Data excerpt:

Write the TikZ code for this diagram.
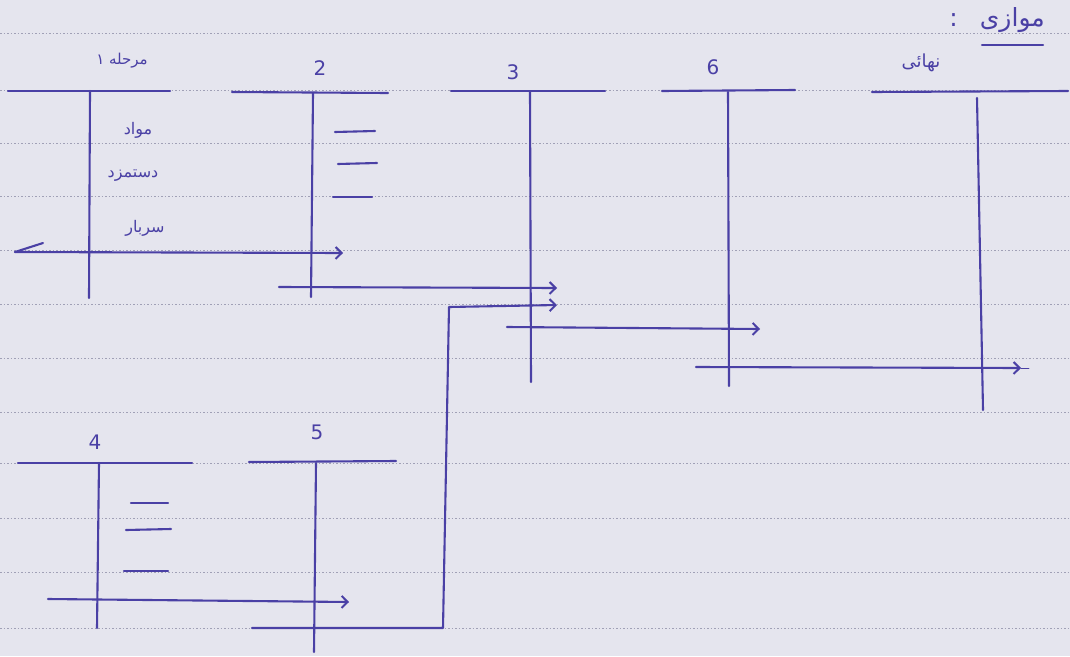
\documentclass[tikz,border=0pt]{standalone}
\usepackage{fontspec}
\setmainfont{DejaVu Sans}
\newfontfamily\arabicfont[Script=Arabic]{DejaVu Sans}
\TeXXeTstate=1
\usetikzlibrary{arrows.meta}
\definecolor{ink}{RGB}{74,64,165}
\definecolor{paper}{RGB}{229,229,238}
\definecolor{rulecol}{RGB}{160,160,182}
\begin{document}
\begin{tikzpicture}[x=1pt,y=-1pt,
  pen/.style={draw=ink,line width=2.1pt,line cap=round},
  flow/.style={pen,-{Straight Barb[length=6pt,width=12pt,line width=2pt]}},
  lab/.style={text=ink,font=\fontsize{20}{20}\selectfont,inner sep=0pt},
  fa/.style={text=ink,font=\arabicfont\fontsize{16}{16}\selectfont,inner sep=0pt},
  ruled/.style={draw=rulecol,line width=0.6pt,dash pattern=on 1.5pt off 2pt}]
\fill[paper] (0,0) rectangle (1070,656);
\useasboundingbox (0,0) rectangle (1070,656);
% ruled paper
\foreach \yy in {33,90,143,196,250,304,358,412,463,518,572,628}
  \draw[ruled] (0,\yy) -- (1070,\yy);

% title
\node[fa,font=\arabicfont\fontsize{25}{25}\selectfont,anchor=east] (title) at (1045,20) {\beginR موازی\hspace{22pt}:\endR};
\draw[pen] (982,45) -- (1043,45);

% ---- stage 1
\node[fa,font=\arabicfont\fontsize{15}{15}\selectfont] (s1) at (122,61) {\beginR مرحله ۱\endR};
\coordinate (t1l) at (8,91); \coordinate (t1r) at (170,91);
\coordinate (t1a) at (90,91); \coordinate (t1b) at (89,298);
\draw[pen] (t1l) -- (t1r); \draw[pen] (t1a) -- (t1b);
\node[fa] (m1) at (138,130) {\beginR مواد\endR};
\node[fa] (m2) at (133,176) {\beginR دستمزد\endR};
\node[fa] (m3) at (145,228) {\beginR سربار\endR};

% ---- stage 2
\node[lab] (s2) at (320,68) {2};
\coordinate (t2l) at (232,92); \coordinate (t2r) at (388,93);
\coordinate (t2a) at (313,93); \coordinate (t2b) at (311,297);
\draw[pen] (t2l) -- (t2r); \draw[pen] (t2a) -- (t2b);
\draw[pen] (335,132) -- (375,131);
\draw[pen] (338,164) -- (377,163);
\draw[pen] (333,197) -- (372,197);

% ---- stage 3
\node[lab] (s3) at (513,72) {3};
\coordinate (t3l) at (451,91); \coordinate (t3r) at (605,91);
\coordinate (t3a) at (530,92); \coordinate (t3b) at (531,382);
\draw[pen] (t3l) -- (t3r); \draw[pen] (t3a) -- (t3b);

% ---- stage 6
\node[lab] (s6) at (713,67) {6};
\coordinate (t6l) at (662,91); \coordinate (t6r) at (795,90);
\coordinate (t6a) at (728,92); \coordinate (t6b) at (729,386);
\draw[pen] (t6l) -- (t6r); \draw[pen] (t6a) -- (t6b);

% ---- final
\node[fa,font=\arabicfont\fontsize{18}{18}\selectfont] (sf) at (921,63) {\beginR نهائی\endR};
\coordinate (tfl) at (872,92); \coordinate (tfr) at (1068,91);
\coordinate (tfa) at (977,98); \coordinate (tfb) at (983,410);
\draw[pen] (tfl) -- (tfr); \draw[pen] (tfa) -- (tfb);

% ---- stage 4
\node[lab] (s4) at (95,442) {4};
\coordinate (t4l) at (18,463); \coordinate (t4r) at (192,463);
\coordinate (t4a) at (99,463); \coordinate (t4b) at (97,628);
\draw[pen] (t4l) -- (t4r); \draw[pen] (t4a) -- (t4b);
\draw[pen] (131,503) -- (168,503);
\draw[pen] (126,530) -- (171,529);
\draw[pen] (124,571) -- (168,571);

% ---- stage 5
\node[lab] (s5) at (317,432) {5};
\coordinate (t5l) at (249,462); \coordinate (t5r) at (396,461);
\coordinate (t5a) at (316,463); \coordinate (t5b) at (314,652);
\draw[pen] (t5l) -- (t5r); \draw[pen] (t5a) -- (t5b);

% ---- flows
\coordinate (f1s) at (15,252); \coordinate (f1e) at (343,253);
\draw[pen] (f1s) -- (43,243);
\draw[flow] (f1s) -- (f1e);

\coordinate (f2s) at (279,287); \coordinate (f2e) at (557,288);
\draw[flow] (f2s) -- (f2e);

\coordinate (f4s) at (48,599); \coordinate (f4e) at (349,602);
\draw[flow] (f4s) -- (f4e);

\coordinate (f5s) at (252,628); \coordinate (f5a) at (443,628);
\coordinate (f5b) at (449,307); \coordinate (f5e) at (557,305);
\draw[flow,line join=round] (f5s) -- (f5a) -- (f5b) -- (f5e);

\coordinate (f3s) at (507,327); \coordinate (f3e) at (760,329);
\draw[flow] (f3s) -- (f3e);

\coordinate (f6s) at (696,367); \coordinate (f6e) at (1021,368);
\draw[flow] (f6s) -- (f6e);
\draw[pen,line width=0.9pt] (f6e) -- (1029,368);
\end{tikzpicture}
\end{document}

Problem description: Repeat only what lies between the start of the data and the end of the line containing "(333,197) -- (372,197);", exactly, with pictures left out.

Result of this exercise:
Write the TikZ code for this diagram.
\documentclass[tikz,border=0pt]{standalone}
\usepackage{fontspec}
\setmainfont{DejaVu Sans}
\newfontfamily\arabicfont[Script=Arabic]{DejaVu Sans}
\TeXXeTstate=1
\usetikzlibrary{arrows.meta}
\definecolor{ink}{RGB}{74,64,165}
\definecolor{paper}{RGB}{229,229,238}
\definecolor{rulecol}{RGB}{160,160,182}
\begin{document}
\begin{tikzpicture}[x=1pt,y=-1pt,
  pen/.style={draw=ink,line width=2.1pt,line cap=round},
  flow/.style={pen,-{Straight Barb[length=6pt,width=12pt,line width=2pt]}},
  lab/.style={text=ink,font=\fontsize{20}{20}\selectfont,inner sep=0pt},
  fa/.style={text=ink,font=\arabicfont\fontsize{16}{16}\selectfont,inner sep=0pt},
  ruled/.style={draw=rulecol,line width=0.6pt,dash pattern=on 1.5pt off 2pt}]
\fill[paper] (0,0) rectangle (1070,656);
\useasboundingbox (0,0) rectangle (1070,656);
% ruled paper
\foreach \yy in {33,90,143,196,250,304,358,412,463,518,572,628}
  \draw[ruled] (0,\yy) -- (1070,\yy);

% title
\node[fa,font=\arabicfont\fontsize{25}{25}\selectfont,anchor=east] (title) at (1045,20) {\beginR موازی\hspace{22pt}:\endR};
\draw[pen] (982,45) -- (1043,45);

% ---- stage 1
\node[fa,font=\arabicfont\fontsize{15}{15}\selectfont] (s1) at (122,61) {\beginR مرحله ۱\endR};
\coordinate (t1l) at (8,91); \coordinate (t1r) at (170,91);
\coordinate (t1a) at (90,91); \coordinate (t1b) at (89,298);
\draw[pen] (t1l) -- (t1r); \draw[pen] (t1a) -- (t1b);
\node[fa] (m1) at (138,130) {\beginR مواد\endR};
\node[fa] (m2) at (133,176) {\beginR دستمزد\endR};
\node[fa] (m3) at (145,228) {\beginR سربار\endR};

% ---- stage 2
\node[lab] (s2) at (320,68) {2};
\coordinate (t2l) at (232,92); \coordinate (t2r) at (388,93);
\coordinate (t2a) at (313,93); \coordinate (t2b) at (311,297);
\draw[pen] (t2l) -- (t2r); \draw[pen] (t2a) -- (t2b);
\draw[pen] (335,132) -- (375,131);
\draw[pen] (338,164) -- (377,163);
\draw[pen] (333,197) -- (372,197);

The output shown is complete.